» **Instructions for the task**
Retype the lines beneath this one, from the first through the line containing "(t1) at (104,187)". Pictures are left out.

» **Records to process**
--- Start ---
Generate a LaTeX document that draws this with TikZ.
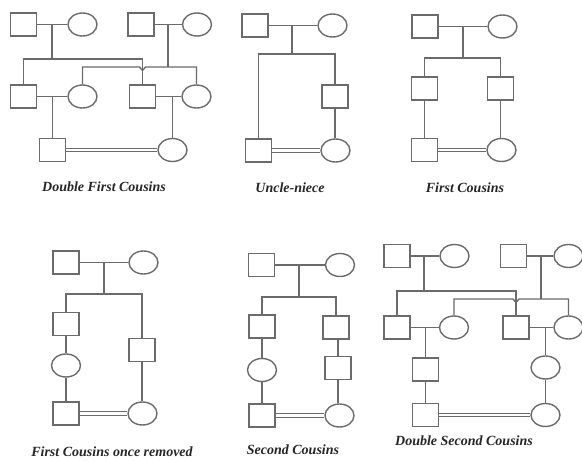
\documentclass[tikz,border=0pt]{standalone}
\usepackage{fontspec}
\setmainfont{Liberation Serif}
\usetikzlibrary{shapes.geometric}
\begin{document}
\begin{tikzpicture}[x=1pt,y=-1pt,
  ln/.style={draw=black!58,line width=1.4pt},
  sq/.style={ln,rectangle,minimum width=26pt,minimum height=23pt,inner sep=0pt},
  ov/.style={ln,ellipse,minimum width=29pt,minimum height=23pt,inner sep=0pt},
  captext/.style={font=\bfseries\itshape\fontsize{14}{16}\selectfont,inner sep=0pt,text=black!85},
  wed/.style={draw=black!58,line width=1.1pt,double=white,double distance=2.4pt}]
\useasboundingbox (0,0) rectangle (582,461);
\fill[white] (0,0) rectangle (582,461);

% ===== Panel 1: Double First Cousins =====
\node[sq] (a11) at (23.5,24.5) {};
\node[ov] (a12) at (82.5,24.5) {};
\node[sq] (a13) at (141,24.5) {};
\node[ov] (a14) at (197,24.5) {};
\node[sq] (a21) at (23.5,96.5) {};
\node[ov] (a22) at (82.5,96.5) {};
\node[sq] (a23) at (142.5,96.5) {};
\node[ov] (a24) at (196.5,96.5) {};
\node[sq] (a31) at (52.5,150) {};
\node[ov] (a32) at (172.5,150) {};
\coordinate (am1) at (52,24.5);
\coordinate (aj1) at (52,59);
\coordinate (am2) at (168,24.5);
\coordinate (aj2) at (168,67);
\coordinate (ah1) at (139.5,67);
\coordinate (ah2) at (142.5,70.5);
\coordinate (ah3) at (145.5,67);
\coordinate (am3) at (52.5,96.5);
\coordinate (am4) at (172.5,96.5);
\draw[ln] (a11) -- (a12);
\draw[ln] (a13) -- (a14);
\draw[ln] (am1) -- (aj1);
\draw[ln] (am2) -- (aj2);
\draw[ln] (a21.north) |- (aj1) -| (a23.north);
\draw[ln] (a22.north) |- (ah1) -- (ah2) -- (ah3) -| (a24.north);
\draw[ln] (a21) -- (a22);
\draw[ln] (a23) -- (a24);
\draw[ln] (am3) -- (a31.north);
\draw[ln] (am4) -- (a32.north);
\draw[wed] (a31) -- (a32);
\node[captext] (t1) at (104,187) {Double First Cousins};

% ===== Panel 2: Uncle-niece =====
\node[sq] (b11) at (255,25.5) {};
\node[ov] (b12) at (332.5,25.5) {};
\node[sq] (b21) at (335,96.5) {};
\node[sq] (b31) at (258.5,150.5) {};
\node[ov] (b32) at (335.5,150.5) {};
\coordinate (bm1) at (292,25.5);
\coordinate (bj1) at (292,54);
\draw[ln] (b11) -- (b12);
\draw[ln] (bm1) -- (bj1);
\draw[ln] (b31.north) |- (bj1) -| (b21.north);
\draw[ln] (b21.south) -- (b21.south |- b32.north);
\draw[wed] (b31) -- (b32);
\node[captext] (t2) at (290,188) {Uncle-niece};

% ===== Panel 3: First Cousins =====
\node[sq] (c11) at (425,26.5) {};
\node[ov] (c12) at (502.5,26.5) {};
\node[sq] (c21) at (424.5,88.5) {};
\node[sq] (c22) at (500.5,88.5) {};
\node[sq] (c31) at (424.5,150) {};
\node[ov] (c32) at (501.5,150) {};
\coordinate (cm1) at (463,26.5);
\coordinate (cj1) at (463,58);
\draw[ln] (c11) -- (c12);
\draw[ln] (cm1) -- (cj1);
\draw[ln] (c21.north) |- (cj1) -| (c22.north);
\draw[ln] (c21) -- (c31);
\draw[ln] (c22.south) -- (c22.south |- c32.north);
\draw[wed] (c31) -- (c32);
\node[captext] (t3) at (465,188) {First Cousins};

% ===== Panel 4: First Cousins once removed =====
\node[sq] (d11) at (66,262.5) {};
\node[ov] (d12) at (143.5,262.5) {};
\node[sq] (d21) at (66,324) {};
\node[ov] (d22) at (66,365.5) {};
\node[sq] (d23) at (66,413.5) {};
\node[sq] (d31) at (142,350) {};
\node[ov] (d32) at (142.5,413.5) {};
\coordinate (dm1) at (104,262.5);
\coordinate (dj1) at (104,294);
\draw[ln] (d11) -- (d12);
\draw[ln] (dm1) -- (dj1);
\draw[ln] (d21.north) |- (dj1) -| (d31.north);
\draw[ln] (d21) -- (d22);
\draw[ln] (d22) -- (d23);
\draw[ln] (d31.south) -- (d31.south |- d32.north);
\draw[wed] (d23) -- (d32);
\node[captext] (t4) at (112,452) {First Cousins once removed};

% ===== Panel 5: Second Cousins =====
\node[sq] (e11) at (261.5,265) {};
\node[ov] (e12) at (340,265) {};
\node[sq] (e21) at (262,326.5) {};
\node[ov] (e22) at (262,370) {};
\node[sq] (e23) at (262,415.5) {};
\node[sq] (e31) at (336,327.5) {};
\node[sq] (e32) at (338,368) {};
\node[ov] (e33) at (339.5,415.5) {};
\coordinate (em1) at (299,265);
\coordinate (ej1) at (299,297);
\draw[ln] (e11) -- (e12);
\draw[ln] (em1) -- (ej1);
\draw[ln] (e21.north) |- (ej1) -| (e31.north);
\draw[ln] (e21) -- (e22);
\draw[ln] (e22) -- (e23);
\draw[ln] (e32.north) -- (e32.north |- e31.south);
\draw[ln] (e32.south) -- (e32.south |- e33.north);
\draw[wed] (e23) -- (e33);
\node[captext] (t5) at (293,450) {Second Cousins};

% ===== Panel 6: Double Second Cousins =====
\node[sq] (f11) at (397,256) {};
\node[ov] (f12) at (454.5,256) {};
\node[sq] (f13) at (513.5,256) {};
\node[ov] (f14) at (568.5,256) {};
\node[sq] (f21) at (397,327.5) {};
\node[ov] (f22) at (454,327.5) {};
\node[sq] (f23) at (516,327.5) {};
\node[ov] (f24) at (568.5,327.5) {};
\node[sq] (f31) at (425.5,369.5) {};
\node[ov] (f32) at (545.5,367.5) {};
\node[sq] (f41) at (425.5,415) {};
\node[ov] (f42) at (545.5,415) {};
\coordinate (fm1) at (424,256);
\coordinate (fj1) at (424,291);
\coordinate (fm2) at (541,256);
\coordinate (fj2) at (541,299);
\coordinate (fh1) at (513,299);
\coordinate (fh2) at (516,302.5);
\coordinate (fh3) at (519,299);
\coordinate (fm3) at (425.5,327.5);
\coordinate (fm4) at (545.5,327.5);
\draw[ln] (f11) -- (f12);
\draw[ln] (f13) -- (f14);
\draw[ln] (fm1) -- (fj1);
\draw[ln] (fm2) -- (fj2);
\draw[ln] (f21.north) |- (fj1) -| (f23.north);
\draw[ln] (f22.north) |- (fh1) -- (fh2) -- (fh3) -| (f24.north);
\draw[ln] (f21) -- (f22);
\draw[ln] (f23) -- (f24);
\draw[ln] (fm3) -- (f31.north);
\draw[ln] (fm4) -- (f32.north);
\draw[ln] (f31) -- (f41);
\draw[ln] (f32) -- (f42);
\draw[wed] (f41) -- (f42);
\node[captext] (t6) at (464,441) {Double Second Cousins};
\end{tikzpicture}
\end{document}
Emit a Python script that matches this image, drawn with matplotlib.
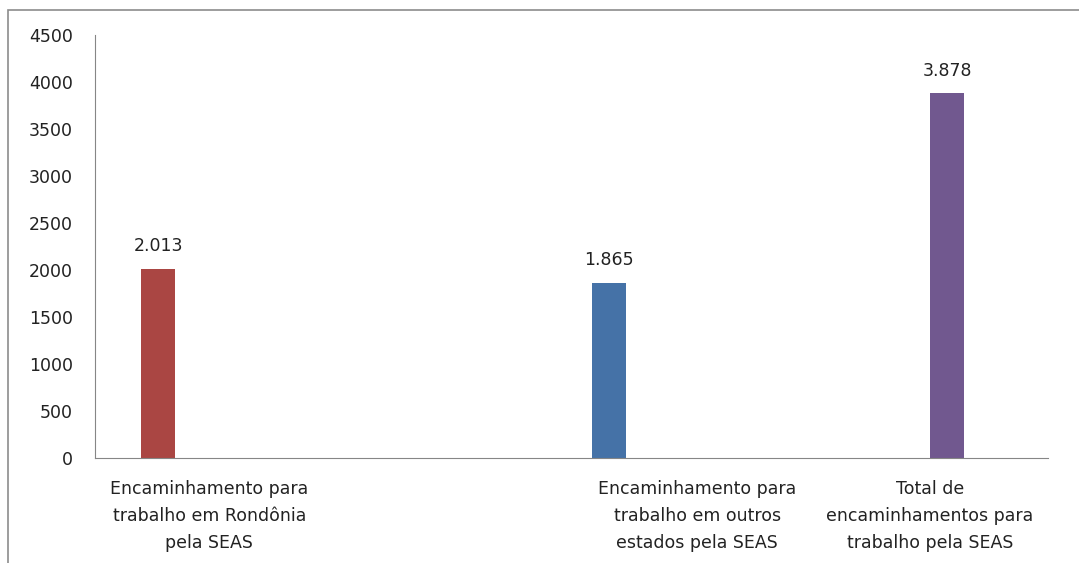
--- End ---
» **Answer to this problem**
Generate a LaTeX document that draws this with TikZ.
\documentclass[tikz,border=0pt]{standalone}
\usepackage{fontspec}
\setmainfont{Liberation Serif}
\usetikzlibrary{shapes.geometric}
\begin{document}
\begin{tikzpicture}[x=1pt,y=-1pt,
  ln/.style={draw=black!58,line width=1.4pt},
  sq/.style={ln,rectangle,minimum width=26pt,minimum height=23pt,inner sep=0pt},
  ov/.style={ln,ellipse,minimum width=29pt,minimum height=23pt,inner sep=0pt},
  captext/.style={font=\bfseries\itshape\fontsize{14}{16}\selectfont,inner sep=0pt,text=black!85},
  wed/.style={draw=black!58,line width=1.1pt,double=white,double distance=2.4pt}]
\useasboundingbox (0,0) rectangle (582,461);
\fill[white] (0,0) rectangle (582,461);

% ===== Panel 1: Double First Cousins =====
\node[sq] (a11) at (23.5,24.5) {};
\node[ov] (a12) at (82.5,24.5) {};
\node[sq] (a13) at (141,24.5) {};
\node[ov] (a14) at (197,24.5) {};
\node[sq] (a21) at (23.5,96.5) {};
\node[ov] (a22) at (82.5,96.5) {};
\node[sq] (a23) at (142.5,96.5) {};
\node[ov] (a24) at (196.5,96.5) {};
\node[sq] (a31) at (52.5,150) {};
\node[ov] (a32) at (172.5,150) {};
\coordinate (am1) at (52,24.5);
\coordinate (aj1) at (52,59);
\coordinate (am2) at (168,24.5);
\coordinate (aj2) at (168,67);
\coordinate (ah1) at (139.5,67);
\coordinate (ah2) at (142.5,70.5);
\coordinate (ah3) at (145.5,67);
\coordinate (am3) at (52.5,96.5);
\coordinate (am4) at (172.5,96.5);
\draw[ln] (a11) -- (a12);
\draw[ln] (a13) -- (a14);
\draw[ln] (am1) -- (aj1);
\draw[ln] (am2) -- (aj2);
\draw[ln] (a21.north) |- (aj1) -| (a23.north);
\draw[ln] (a22.north) |- (ah1) -- (ah2) -- (ah3) -| (a24.north);
\draw[ln] (a21) -- (a22);
\draw[ln] (a23) -- (a24);
\draw[ln] (am3) -- (a31.north);
\draw[ln] (am4) -- (a32.north);
\draw[wed] (a31) -- (a32);
\node[captext] (t1) at (104,187) {Double First Cousins};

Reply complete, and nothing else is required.